## start

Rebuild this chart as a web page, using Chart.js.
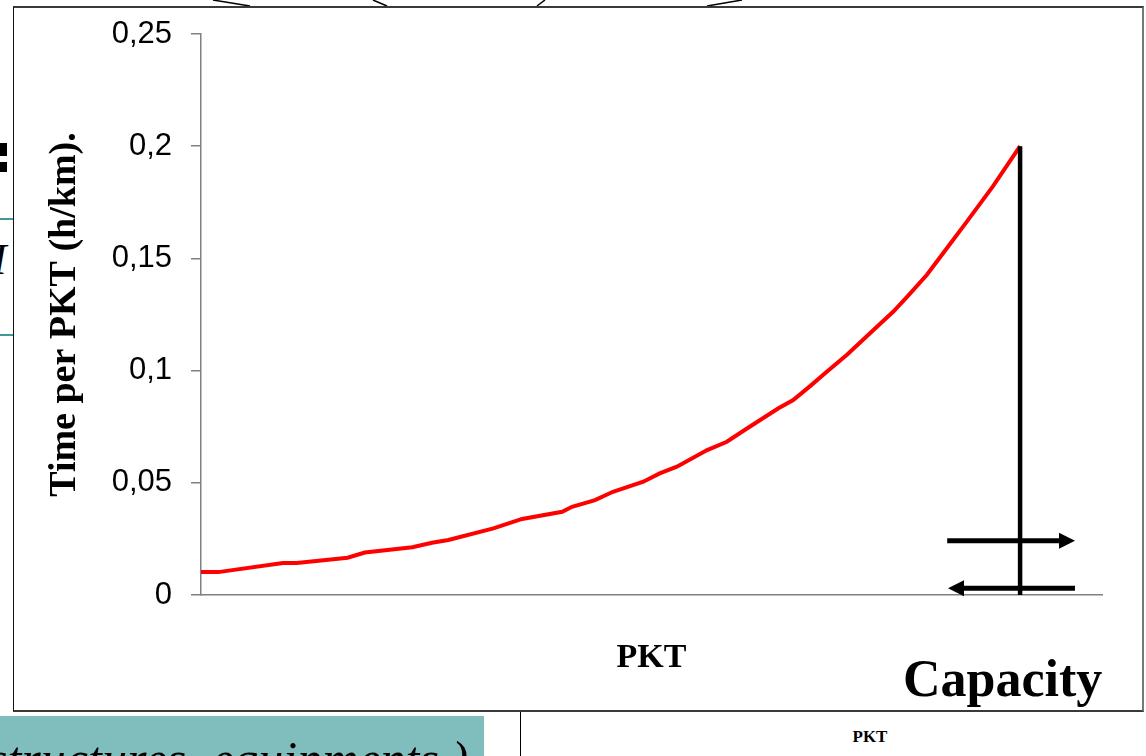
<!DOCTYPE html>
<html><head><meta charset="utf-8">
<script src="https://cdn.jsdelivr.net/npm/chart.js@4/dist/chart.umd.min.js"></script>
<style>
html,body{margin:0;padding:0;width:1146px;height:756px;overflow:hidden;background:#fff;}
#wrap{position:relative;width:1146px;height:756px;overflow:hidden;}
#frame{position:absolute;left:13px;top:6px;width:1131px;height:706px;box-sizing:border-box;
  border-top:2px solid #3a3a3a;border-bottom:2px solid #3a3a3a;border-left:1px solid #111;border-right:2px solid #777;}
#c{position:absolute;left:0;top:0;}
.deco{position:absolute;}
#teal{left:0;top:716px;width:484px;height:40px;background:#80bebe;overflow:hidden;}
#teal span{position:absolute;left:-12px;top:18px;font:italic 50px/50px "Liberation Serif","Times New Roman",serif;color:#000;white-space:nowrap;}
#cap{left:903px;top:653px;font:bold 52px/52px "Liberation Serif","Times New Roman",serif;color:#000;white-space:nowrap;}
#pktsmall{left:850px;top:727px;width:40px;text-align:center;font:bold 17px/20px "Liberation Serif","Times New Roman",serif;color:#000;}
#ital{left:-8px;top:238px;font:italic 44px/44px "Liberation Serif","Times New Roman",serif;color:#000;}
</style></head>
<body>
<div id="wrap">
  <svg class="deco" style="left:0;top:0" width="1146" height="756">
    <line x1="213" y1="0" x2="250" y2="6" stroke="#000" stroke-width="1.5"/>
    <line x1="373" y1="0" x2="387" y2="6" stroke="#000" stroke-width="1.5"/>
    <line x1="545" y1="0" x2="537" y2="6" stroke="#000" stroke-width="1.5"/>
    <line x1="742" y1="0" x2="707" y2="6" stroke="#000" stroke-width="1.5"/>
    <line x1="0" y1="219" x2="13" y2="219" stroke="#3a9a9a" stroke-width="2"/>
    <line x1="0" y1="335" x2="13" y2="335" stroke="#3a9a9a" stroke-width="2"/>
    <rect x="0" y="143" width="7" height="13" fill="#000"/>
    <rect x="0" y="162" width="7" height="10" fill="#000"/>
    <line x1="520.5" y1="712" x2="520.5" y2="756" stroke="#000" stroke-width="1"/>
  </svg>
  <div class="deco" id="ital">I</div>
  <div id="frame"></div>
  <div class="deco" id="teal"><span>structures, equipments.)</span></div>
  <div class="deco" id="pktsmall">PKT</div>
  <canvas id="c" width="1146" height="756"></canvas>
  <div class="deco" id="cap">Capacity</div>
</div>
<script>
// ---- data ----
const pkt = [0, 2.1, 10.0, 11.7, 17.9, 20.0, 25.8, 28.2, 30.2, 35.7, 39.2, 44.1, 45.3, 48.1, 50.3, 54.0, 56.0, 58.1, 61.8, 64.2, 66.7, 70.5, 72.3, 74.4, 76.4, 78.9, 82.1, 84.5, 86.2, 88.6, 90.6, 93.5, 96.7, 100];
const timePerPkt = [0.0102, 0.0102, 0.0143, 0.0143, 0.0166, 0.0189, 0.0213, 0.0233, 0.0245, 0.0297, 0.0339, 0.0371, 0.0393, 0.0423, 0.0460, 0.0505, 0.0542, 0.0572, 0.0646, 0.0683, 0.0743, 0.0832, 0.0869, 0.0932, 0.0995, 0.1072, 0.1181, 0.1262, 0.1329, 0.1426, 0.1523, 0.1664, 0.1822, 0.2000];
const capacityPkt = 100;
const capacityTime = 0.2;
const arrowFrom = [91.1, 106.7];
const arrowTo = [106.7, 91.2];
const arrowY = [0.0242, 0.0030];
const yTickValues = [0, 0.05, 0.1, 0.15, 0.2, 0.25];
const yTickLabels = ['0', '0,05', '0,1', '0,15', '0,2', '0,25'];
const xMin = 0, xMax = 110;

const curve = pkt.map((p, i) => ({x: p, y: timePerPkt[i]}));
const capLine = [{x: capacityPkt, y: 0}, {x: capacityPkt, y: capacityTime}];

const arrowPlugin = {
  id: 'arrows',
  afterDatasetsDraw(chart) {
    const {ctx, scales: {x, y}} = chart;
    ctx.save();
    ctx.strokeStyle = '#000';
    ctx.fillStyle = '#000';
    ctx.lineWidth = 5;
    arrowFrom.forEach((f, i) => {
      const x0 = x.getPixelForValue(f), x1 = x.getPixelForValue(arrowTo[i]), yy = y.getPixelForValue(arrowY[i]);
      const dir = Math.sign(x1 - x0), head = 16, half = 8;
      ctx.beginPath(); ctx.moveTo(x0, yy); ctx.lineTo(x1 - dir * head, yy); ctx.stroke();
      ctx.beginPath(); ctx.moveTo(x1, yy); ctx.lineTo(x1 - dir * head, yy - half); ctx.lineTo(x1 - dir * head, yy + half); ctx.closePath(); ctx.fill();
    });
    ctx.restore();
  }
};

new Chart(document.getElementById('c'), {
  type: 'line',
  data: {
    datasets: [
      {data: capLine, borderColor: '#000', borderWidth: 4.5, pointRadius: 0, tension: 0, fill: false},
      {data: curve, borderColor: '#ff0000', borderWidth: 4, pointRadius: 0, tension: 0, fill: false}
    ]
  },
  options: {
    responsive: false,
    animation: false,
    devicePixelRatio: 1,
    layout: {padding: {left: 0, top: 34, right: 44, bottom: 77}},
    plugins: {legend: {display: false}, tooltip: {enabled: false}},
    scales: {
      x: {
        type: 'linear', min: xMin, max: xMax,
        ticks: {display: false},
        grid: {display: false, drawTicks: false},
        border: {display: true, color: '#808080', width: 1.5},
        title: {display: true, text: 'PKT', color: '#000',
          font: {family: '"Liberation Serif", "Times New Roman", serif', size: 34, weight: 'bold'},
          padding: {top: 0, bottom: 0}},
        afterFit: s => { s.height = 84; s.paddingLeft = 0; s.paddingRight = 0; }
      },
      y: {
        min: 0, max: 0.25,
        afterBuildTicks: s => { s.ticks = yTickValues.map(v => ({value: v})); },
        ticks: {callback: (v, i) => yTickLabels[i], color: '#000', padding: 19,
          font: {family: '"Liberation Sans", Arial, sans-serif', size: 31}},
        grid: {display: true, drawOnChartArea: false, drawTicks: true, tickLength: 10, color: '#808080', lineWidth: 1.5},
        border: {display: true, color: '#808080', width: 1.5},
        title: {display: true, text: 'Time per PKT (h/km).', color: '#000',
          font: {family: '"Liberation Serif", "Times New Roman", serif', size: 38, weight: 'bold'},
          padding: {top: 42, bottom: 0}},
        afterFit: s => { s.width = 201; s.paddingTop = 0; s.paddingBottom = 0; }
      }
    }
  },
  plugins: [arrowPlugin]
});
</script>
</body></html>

## end

__Goal__
Return each line from the material above exactly, but not the pictures.

__The reply__
Rebuild this chart as a web page, using Chart.js.
<!DOCTYPE html>
<html><head><meta charset="utf-8">
<script src="https://cdn.jsdelivr.net/npm/chart.js@4/dist/chart.umd.min.js"></script>
<style>
html,body{margin:0;padding:0;width:1146px;height:756px;overflow:hidden;background:#fff;}
#wrap{position:relative;width:1146px;height:756px;overflow:hidden;}
#frame{position:absolute;left:13px;top:6px;width:1131px;height:706px;box-sizing:border-box;
  border-top:2px solid #3a3a3a;border-bottom:2px solid #3a3a3a;border-left:1px solid #111;border-right:2px solid #777;}
#c{position:absolute;left:0;top:0;}
.deco{position:absolute;}
#teal{left:0;top:716px;width:484px;height:40px;background:#80bebe;overflow:hidden;}
#teal span{position:absolute;left:-12px;top:18px;font:italic 50px/50px "Liberation Serif","Times New Roman",serif;color:#000;white-space:nowrap;}
#cap{left:903px;top:653px;font:bold 52px/52px "Liberation Serif","Times New Roman",serif;color:#000;white-space:nowrap;}
#pktsmall{left:850px;top:727px;width:40px;text-align:center;font:bold 17px/20px "Liberation Serif","Times New Roman",serif;color:#000;}
#ital{left:-8px;top:238px;font:italic 44px/44px "Liberation Serif","Times New Roman",serif;color:#000;}
</style></head>
<body>
<div id="wrap">
  <svg class="deco" style="left:0;top:0" width="1146" height="756">
    <line x1="213" y1="0" x2="250" y2="6" stroke="#000" stroke-width="1.5"/>
    <line x1="373" y1="0" x2="387" y2="6" stroke="#000" stroke-width="1.5"/>
    <line x1="545" y1="0" x2="537" y2="6" stroke="#000" stroke-width="1.5"/>
    <line x1="742" y1="0" x2="707" y2="6" stroke="#000" stroke-width="1.5"/>
    <line x1="0" y1="219" x2="13" y2="219" stroke="#3a9a9a" stroke-width="2"/>
    <line x1="0" y1="335" x2="13" y2="335" stroke="#3a9a9a" stroke-width="2"/>
    <rect x="0" y="143" width="7" height="13" fill="#000"/>
    <rect x="0" y="162" width="7" height="10" fill="#000"/>
    <line x1="520.5" y1="712" x2="520.5" y2="756" stroke="#000" stroke-width="1"/>
  </svg>
  <div class="deco" id="ital">I</div>
  <div id="frame"></div>
  <div class="deco" id="teal"><span>structures, equipments.)</span></div>
  <div class="deco" id="pktsmall">PKT</div>
  <canvas id="c" width="1146" height="756"></canvas>
  <div class="deco" id="cap">Capacity</div>
</div>
<script>
// ---- data ----
const pkt = [0, 2.1, 10.0, 11.7, 17.9, 20.0, 25.8, 28.2, 30.2, 35.7, 39.2, 44.1, 45.3, 48.1, 50.3, 54.0, 56.0, 58.1, 61.8, 64.2, 66.7, 70.5, 72.3, 74.4, 76.4, 78.9, 82.1, 84.5, 86.2, 88.6, 90.6, 93.5, 96.7, 100];
const timePerPkt = [0.0102, 0.0102, 0.0143, 0.0143, 0.0166, 0.0189, 0.0213, 0.0233, 0.0245, 0.0297, 0.0339, 0.0371, 0.0393, 0.0423, 0.0460, 0.0505, 0.0542, 0.0572, 0.0646, 0.0683, 0.0743, 0.0832, 0.0869, 0.0932, 0.0995, 0.1072, 0.1181, 0.1262, 0.1329, 0.1426, 0.1523, 0.1664, 0.1822, 0.2000];
const capacityPkt = 100;
const capacityTime = 0.2;
const arrowFrom = [91.1, 106.7];
const arrowTo = [106.7, 91.2];
const arrowY = [0.0242, 0.0030];
const yTickValues = [0, 0.05, 0.1, 0.15, 0.2, 0.25];
const yTickLabels = ['0', '0,05', '0,1', '0,15', '0,2', '0,25'];
const xMin = 0, xMax = 110;

const curve = pkt.map((p, i) => ({x: p, y: timePerPkt[i]}));
const capLine = [{x: capacityPkt, y: 0}, {x: capacityPkt, y: capacityTime}];

const arrowPlugin = {
  id: 'arrows',
  afterDatasetsDraw(chart) {
    const {ctx, scales: {x, y}} = chart;
    ctx.save();
    ctx.strokeStyle = '#000';
    ctx.fillStyle = '#000';
    ctx.lineWidth = 5;
    arrowFrom.forEach((f, i) => {
      const x0 = x.getPixelForValue(f), x1 = x.getPixelForValue(arrowTo[i]), yy = y.getPixelForValue(arrowY[i]);
      const dir = Math.sign(x1 - x0), head = 16, half = 8;
      ctx.beginPath(); ctx.moveTo(x0, yy); ctx.lineTo(x1 - dir * head, yy); ctx.stroke();
      ctx.beginPath(); ctx.moveTo(x1, yy); ctx.lineTo(x1 - dir * head, yy - half); ctx.lineTo(x1 - dir * head, yy + half); ctx.closePath(); ctx.fill();
    });
    ctx.restore();
  }
};

new Chart(document.getElementById('c'), {
  type: 'line',
  data: {
    datasets: [
      {data: capLine, borderColor: '#000', borderWidth: 4.5, pointRadius: 0, tension: 0, fill: false},
      {data: curve, borderColor: '#ff0000', borderWidth: 4, pointRadius: 0, tension: 0, fill: false}
    ]
  },
  options: {
    responsive: false,
    animation: false,
    devicePixelRatio: 1,
    layout: {padding: {left: 0, top: 34, right: 44, bottom: 77}},
    plugins: {legend: {display: false}, tooltip: {enabled: false}},
    scales: {
      x: {
        type: 'linear', min: xMin, max: xMax,
        ticks: {display: false},
        grid: {display: false, drawTicks: false},
        border: {display: true, color: '#808080', width: 1.5},
        title: {display: true, text: 'PKT', color: '#000',
          font: {family: '"Liberation Serif", "Times New Roman", serif', size: 34, weight: 'bold'},
          padding: {top: 0, bottom: 0}},
        afterFit: s => { s.height = 84; s.paddingLeft = 0; s.paddingRight = 0; }
      },
      y: {
        min: 0, max: 0.25,
        afterBuildTicks: s => { s.ticks = yTickValues.map(v => ({value: v})); },
        ticks: {callback: (v, i) => yTickLabels[i], color: '#000', padding: 19,
          font: {family: '"Liberation Sans", Arial, sans-serif', size: 31}},
        grid: {display: true, drawOnChartArea: false, drawTicks: true, tickLength: 10, color: '#808080', lineWidth: 1.5},
        border: {display: true, color: '#808080', width: 1.5},
        title: {display: true, text: 'Time per PKT (h/km).', color: '#000',
          font: {family: '"Liberation Serif", "Times New Roman", serif', size: 38, weight: 'bold'},
          padding: {top: 42, bottom: 0}},
        afterFit: s => { s.width = 201; s.paddingTop = 0; s.paddingBottom = 0; }
      }
    }
  },
  plugins: [arrowPlugin]
});
</script>
</body></html>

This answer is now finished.